Pengamat Sarankan Jokowi Tutup Peluang Koalisi
Yang terjadi sekarang ini, lanjut Nico, kubu Jokowi-JK terkesan mengemis kepada partai di Koalisi Merah Putih untuk bergabung dengannya.
Editor: Rendy Sadikin
TRIBUNNEWS.COM, JAKARTA - Pengamat politik Populi Center Nico Harjanto menyarankan kubu Joko Widodo-Jusuf Kalla menerapkan minimum winning coalition.
Langkah itu mesti dilakukan agar pemerintahan yang baru tidak tersandera secara politik oleh parlemen yang dikuasai Koalisi Merah Putih.
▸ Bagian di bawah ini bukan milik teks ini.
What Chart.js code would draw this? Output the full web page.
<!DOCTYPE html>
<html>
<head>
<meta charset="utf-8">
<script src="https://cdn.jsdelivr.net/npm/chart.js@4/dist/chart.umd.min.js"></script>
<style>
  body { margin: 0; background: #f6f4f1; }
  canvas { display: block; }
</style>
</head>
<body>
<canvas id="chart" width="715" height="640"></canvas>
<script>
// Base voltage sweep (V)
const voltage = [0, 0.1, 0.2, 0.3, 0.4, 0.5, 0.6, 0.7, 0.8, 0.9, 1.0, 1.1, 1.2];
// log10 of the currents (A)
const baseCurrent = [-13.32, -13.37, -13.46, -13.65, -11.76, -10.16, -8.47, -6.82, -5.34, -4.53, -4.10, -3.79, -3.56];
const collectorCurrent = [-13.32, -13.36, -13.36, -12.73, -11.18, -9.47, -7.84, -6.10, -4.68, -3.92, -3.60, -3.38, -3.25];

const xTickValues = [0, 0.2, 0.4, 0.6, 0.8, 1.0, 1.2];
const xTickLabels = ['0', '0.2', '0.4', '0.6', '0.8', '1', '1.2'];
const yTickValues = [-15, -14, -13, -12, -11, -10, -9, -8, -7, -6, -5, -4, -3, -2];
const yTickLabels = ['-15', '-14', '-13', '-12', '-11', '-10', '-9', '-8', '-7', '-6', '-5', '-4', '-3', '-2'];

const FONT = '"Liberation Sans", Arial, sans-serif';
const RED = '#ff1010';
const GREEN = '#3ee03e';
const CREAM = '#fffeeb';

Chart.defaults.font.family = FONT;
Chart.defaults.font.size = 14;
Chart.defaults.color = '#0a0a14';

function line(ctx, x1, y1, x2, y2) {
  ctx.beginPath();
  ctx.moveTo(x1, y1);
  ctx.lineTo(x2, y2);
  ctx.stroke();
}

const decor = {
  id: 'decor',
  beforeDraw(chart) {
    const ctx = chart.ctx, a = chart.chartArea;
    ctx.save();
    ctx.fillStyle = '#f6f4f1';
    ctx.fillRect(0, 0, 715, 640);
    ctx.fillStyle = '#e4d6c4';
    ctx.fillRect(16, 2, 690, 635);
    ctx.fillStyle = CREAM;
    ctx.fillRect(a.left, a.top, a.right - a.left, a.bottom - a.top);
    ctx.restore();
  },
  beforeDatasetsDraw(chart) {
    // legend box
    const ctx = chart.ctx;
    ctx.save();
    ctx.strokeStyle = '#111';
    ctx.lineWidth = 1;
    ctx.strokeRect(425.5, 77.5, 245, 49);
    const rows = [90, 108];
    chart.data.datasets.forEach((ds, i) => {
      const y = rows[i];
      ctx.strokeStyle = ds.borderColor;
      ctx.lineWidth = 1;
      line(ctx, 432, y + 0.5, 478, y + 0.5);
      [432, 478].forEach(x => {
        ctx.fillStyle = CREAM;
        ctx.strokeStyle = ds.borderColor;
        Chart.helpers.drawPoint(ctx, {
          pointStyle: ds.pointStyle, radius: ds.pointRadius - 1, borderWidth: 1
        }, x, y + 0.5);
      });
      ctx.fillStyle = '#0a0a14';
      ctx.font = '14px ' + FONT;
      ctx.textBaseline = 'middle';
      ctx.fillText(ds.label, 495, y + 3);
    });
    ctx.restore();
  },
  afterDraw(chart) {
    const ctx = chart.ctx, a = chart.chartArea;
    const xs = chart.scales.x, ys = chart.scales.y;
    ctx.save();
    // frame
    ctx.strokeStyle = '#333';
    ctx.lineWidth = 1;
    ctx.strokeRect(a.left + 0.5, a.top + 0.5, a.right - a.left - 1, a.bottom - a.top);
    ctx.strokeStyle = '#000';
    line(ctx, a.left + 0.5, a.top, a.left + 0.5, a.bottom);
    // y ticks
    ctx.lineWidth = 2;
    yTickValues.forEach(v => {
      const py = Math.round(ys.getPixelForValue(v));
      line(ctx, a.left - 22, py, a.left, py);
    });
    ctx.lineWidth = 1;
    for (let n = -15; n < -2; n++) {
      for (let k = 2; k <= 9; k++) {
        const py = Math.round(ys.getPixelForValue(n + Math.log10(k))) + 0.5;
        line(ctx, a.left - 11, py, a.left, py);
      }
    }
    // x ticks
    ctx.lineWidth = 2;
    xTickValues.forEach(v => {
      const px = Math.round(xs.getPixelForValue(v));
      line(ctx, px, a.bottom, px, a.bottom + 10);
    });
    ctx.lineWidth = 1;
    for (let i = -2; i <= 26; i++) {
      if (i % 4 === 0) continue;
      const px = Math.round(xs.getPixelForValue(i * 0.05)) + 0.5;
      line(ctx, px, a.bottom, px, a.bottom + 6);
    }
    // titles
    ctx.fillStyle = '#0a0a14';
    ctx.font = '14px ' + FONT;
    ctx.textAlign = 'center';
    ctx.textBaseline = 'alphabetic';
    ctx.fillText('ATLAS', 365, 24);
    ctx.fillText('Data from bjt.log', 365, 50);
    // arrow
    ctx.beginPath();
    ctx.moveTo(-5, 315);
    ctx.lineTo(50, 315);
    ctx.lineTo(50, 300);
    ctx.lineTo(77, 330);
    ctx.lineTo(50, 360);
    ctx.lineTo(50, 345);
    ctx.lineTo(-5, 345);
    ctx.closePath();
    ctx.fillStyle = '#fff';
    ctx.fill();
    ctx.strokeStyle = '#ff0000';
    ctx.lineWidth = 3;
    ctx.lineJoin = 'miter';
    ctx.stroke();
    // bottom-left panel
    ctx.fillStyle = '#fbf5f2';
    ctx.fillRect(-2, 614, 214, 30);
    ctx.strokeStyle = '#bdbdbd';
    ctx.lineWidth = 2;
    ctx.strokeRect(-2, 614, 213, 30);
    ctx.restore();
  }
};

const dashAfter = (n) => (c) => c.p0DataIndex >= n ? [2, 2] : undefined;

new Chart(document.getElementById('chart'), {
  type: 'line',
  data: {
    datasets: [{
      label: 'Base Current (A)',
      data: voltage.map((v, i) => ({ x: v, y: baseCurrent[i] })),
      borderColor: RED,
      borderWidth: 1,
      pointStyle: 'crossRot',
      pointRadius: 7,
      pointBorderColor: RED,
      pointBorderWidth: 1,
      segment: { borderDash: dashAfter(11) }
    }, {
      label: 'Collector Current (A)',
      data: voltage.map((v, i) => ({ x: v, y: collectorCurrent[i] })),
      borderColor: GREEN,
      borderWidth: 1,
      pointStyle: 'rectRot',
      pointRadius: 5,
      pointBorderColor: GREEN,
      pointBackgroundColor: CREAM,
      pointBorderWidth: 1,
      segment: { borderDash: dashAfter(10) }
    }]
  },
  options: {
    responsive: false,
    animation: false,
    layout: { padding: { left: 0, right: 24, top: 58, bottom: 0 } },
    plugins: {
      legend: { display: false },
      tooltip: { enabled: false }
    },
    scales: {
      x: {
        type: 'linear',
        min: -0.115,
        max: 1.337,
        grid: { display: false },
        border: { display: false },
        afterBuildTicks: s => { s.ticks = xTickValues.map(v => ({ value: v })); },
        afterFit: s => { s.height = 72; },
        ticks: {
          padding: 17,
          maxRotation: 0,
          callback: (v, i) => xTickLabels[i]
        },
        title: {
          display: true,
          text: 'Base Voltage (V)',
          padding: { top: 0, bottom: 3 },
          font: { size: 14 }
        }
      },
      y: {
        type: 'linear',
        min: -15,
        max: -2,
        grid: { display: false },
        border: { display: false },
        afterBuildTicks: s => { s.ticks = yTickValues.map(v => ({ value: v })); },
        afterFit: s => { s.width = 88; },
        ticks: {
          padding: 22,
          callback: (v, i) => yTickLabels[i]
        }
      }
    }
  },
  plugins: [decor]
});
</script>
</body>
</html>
Salah satu wujudnya adalah dengan segera menutup pintu koalisi.
Nico menjelaskan minimum winning coalition merupakan koalisi yang terdiri dari sesedikit partai politik. Koalisi ini, kata dia, dijamin lebih bebas dari politik sandera-menyandera serta lebih luwes menentukan kebijakan.
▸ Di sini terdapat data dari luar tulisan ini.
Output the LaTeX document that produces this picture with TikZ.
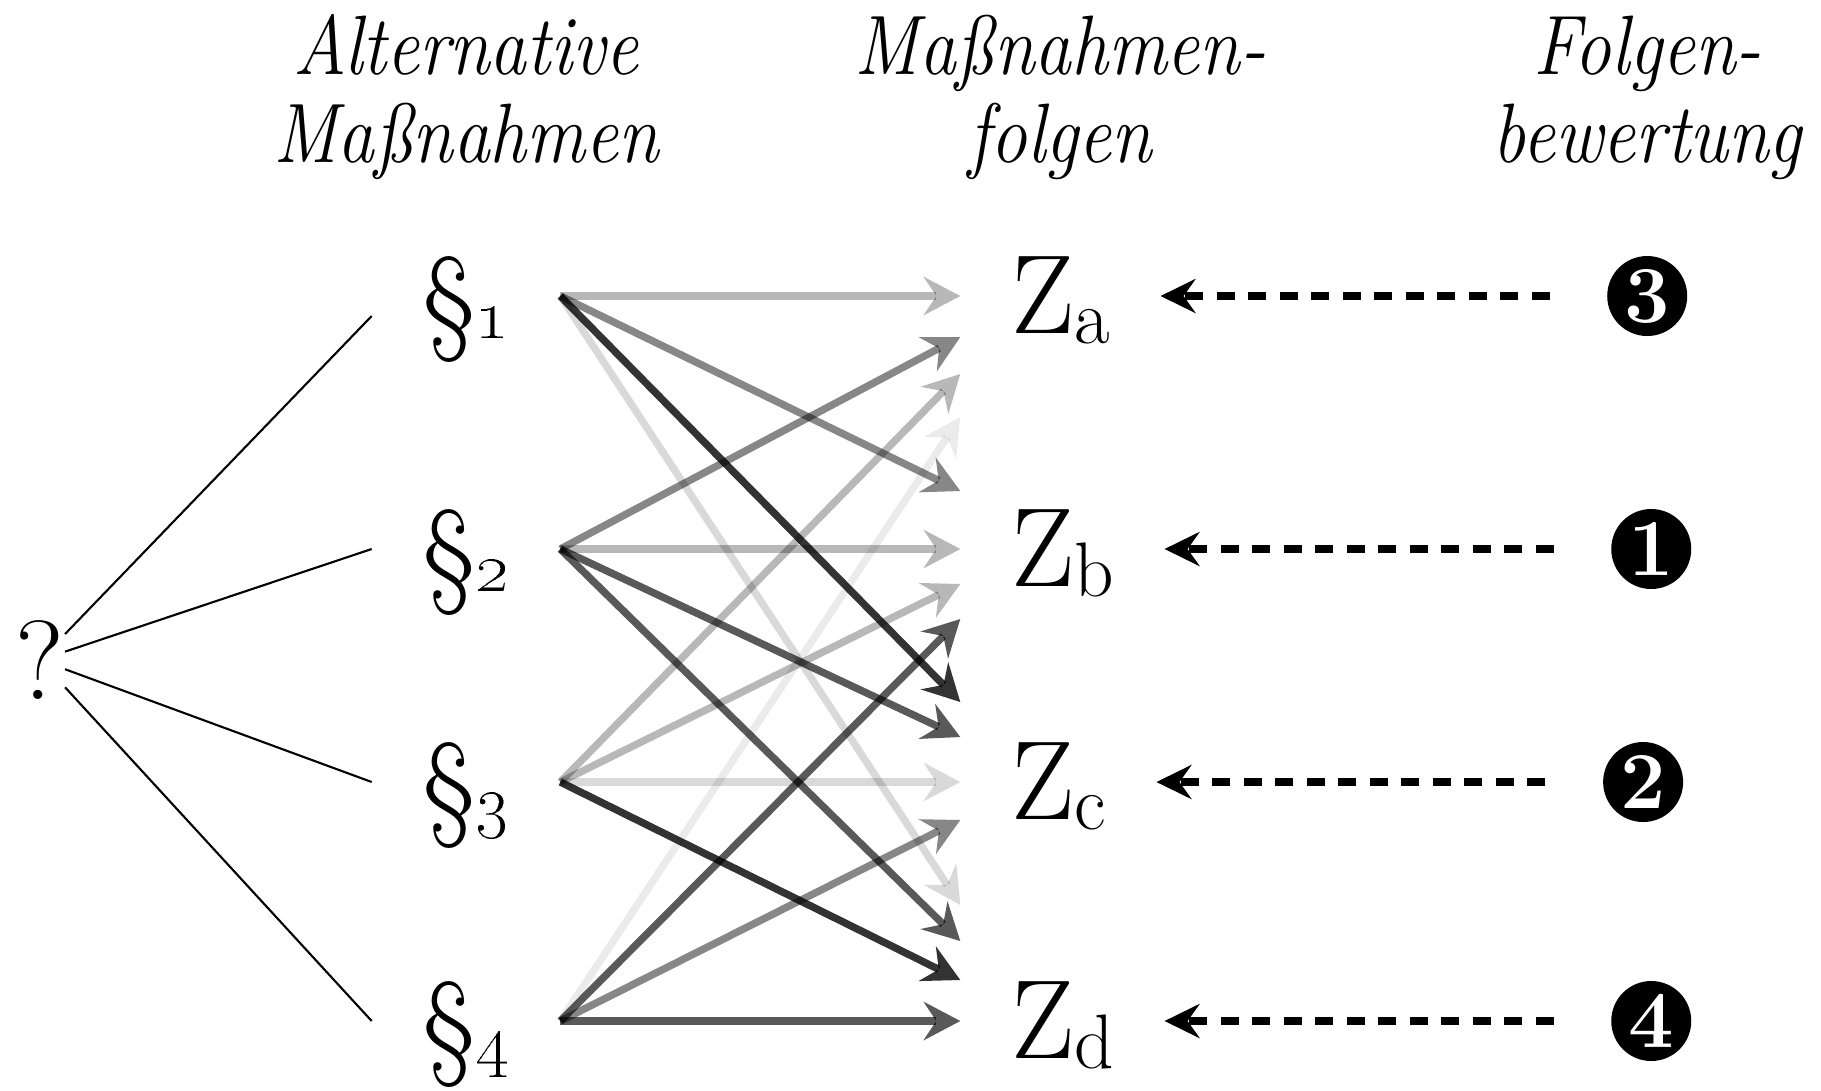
\documentclass[tikz,border=0pt]{standalone}
\usepackage{tikz}
\usetikzlibrary{arrows.meta,positioning}
\newcommand{\zsub}[1]{\raisebox{-0.1cm}{\fontsize{22}{22}\selectfont #1}}
\newcommand{\parnum}[1]{\S{\huge\oldstylenums{#1}}}
\newcommand{\schmal}[1]{\scalebox{0.87}[1]{\strut #1}}
\tikzset{
  para/.style   = {font=\fontsize{33}{36}\selectfont, inner xsep=0.5cm, inner ysep=0pt,
                   text height=0.9cm, text depth=0.06cm},
  ziel/.style   = {font=\fontsize{32}{36}\selectfont, inner xsep=0.5cm, inner ysep=0pt,
                   text height=0.8cm, text depth=0.06cm},
  rang/.style   = {circle, fill=black, text=white, minimum size=0.8cm, inner sep=0pt,
                   font=\fontsize{23}{23}\selectfont\bfseries},
  head/.style   = {font=\fontsize{24}{25}\selectfont\itshape, align=center},
  frage/.style  = {font=\fontsize{32}{36}\selectfont, inner sep=0pt},
  link/.style   = {line width=0.6pt},
  arr/.style    = {-{Stealth[length=0.37cm, width=0.39cm, inset=0.13cm, line width=0pt]},
                   line width=2.1pt},
  darr/.style   = {-{Stealth[length=0.35cm, width=0.34cm, inset=0.12cm]}, line width=2.2pt,
                   dash pattern=on 0.18cm off 0.135cm},
  deep/.style   = {opacity=0.8},
  dark/.style   = {opacity=0.65},
  medium/.style = {opacity=0.47},
  light/.style  = {opacity=0.28},
  pale/.style   = {opacity=0.15},
  faint/.style  = {opacity=0.08},
}
\begin{document}
\begin{tikzpicture}
\useasboundingbox (0,0) rectangle (18.21,-10.90);

%% -- Question and alternatives ------------------------------------------
\node[frage] (q) at (0.40,-6.60) {?};
\node[para] (p1) at (4.66,-2.96)  {\parnum{1}};
\node[para] (p2) at (4.66,-5.49)  {\parnum{2}};
\node[para] (p3) at (4.66,-7.82)  {\parnum{3}};
\node[para] (p4) at (4.66,-10.21) {\parnum{4}};

%% -- Consequences ---------------------------------------------------------
\node[ziel, right=4cm of p1] (za) {Z\zsub{a}};
\node[ziel, right=4cm of p2] (zb) {Z\zsub{b}};
\node[ziel, right=4cm of p3] (zc) {Z\zsub{c}};
\node[ziel, right=4cm of p4] (zd) {Z\zsub{d}};

%% -- Ranking --------------------------------------------------------------
\node[rang, right=4.46cm of za] (ra) {3};
\node[rang, right=4.46cm of zb] (rb) {1};
\node[rang, right=4.46cm of zc] (rc) {2};
\node[rang, right=4.46cm of zd] (rd) {4};

%% -- Column heads ---------------------------------------------------------
\coordinate (kopf) at (0,-1.01);
\node[head] (h1) at (p1 |- kopf) {\schmal{Alternative}\\\schmal{Maßnahmen}};
\node[head] (h2) at (za |- kopf) {\schmal{Maßnahmen-}\\\schmal{folgen}};
\node[head] (h3) at (ra |- kopf) {\schmal{Folgen-}\\\schmal{bewertung}};

%% -- ? to alternatives ----------------------------------------------------
\draw[link] (q) -- ([yshift=-0.2cm]p1.west);
\draw[link] (q) -- (p2.west);
\draw[link] (q) -- (p3.west);
\draw[link] (q) -- (p4.west);

%% -- alternatives to consequences -----------------------------------------
\draw[arr, light]  (p1.east) -- (za.west);
\draw[arr, medium] (p1.east) -- ([yshift=0.58cm]zb.west);
\draw[arr, deep]   (p1.east) -- ([yshift=0.80cm]zc.west);
\draw[arr, pale]   (p1.east) -- ([yshift=1.16cm]zd.west);

\draw[arr, medium] (p2.east) -- ([yshift=-0.41cm]za.west);
\draw[arr, light]  (p2.east) -- (zb.west);
\draw[arr, dark]   (p2.east) -- ([yshift=0.45cm]zc.west);
\draw[arr, dark]   (p2.east) -- ([yshift=0.80cm]zd.west);

\draw[arr, light]  (p3.east) -- ([yshift=-0.78cm]za.west);
\draw[arr, light]  (p3.east) -- ([yshift=-0.35cm]zb.west);
\draw[arr, pale]   (p3.east) -- (zc.west);
\draw[arr, deep]   (p3.east) -- ([yshift=0.41cm]zd.west);

\draw[arr, faint]  (p4.east) -- ([yshift=-1.21cm]za.west);
\draw[arr, dark]   (p4.east) -- ([yshift=-0.70cm]zb.west);
\draw[arr, medium] (p4.east) -- ([yshift=-0.38cm]zc.west);
\draw[arr, dark]   (p4.east) -- (zd.west);

%% -- ranking to consequences ----------------------------------------------
\draw[darr, shorten <=0.57cm] (ra) -- (za);
\draw[darr, shorten <=0.57cm] (rb) -- (zb);
\draw[darr, shorten <=0.57cm] (rc) -- (zc);
\draw[darr, shorten <=0.57cm] (rd) -- (zd);

\end{tikzpicture}
\end{document}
"Kalau pemerintahan Jokowi-JK inginnya cepat bekerja mewujudkan janji, harusnya berupaya adanya minimum winning coalition, supaya tidak tersandera politik DPR yang telah dikuasai KMP (koalisi merah putih)," ujar Nico, Jumat (3/10/2014) pagi.
Yang terjadi sekarang ini, lanjut Nico, kubu Jokowi-JK terkesan mengemis kepada partai di Koalisi Merah Putih untuk bergabung dengannya.
Kondisi tersebut, ujar dia, akan meningkatkan posisi tawar Koalisi Merah Putih atas Jokowi-JK dan memperlemah posisi Jokowi-JK.
Nico khawatir kondisi tawar-menawar tersebut akan menggerus prinsip "tanpa transaksi atau jatah-menjatah menteri" Jokowi, demi mendapatkan dukungan dari partai yang sebelumnya ada di Koalisi Merah Putih.
Karenanya, Nico berpendapat langkah politik yang tegas untuk menutup pintu koalisi bisa menjadi salah satu cara menaikkan posisi tawar Jokowi-JK atas Koalisi Merah Putih.
"Ini mungkin insentifnya mahal ke depan. Tapi ini jauh lebih menjanjikan bagi Jokowi-JK yang sudah punya prinsip presidensial," lanjut dia.
Nico mengatakan bahwa kunci terpenting adalah program-program pemerintah Jokowi-JK mesti populer di mata publik.
Dengan demikian, ganjalan apapun dari Koalisi Merah Putih tidak akan berimbas pada penurunan kepercayaan publik terhadap pemerintah, karena ada pemahaman publik bahwa program yang tidak berhasil itu bukan kesalahan pemerintah.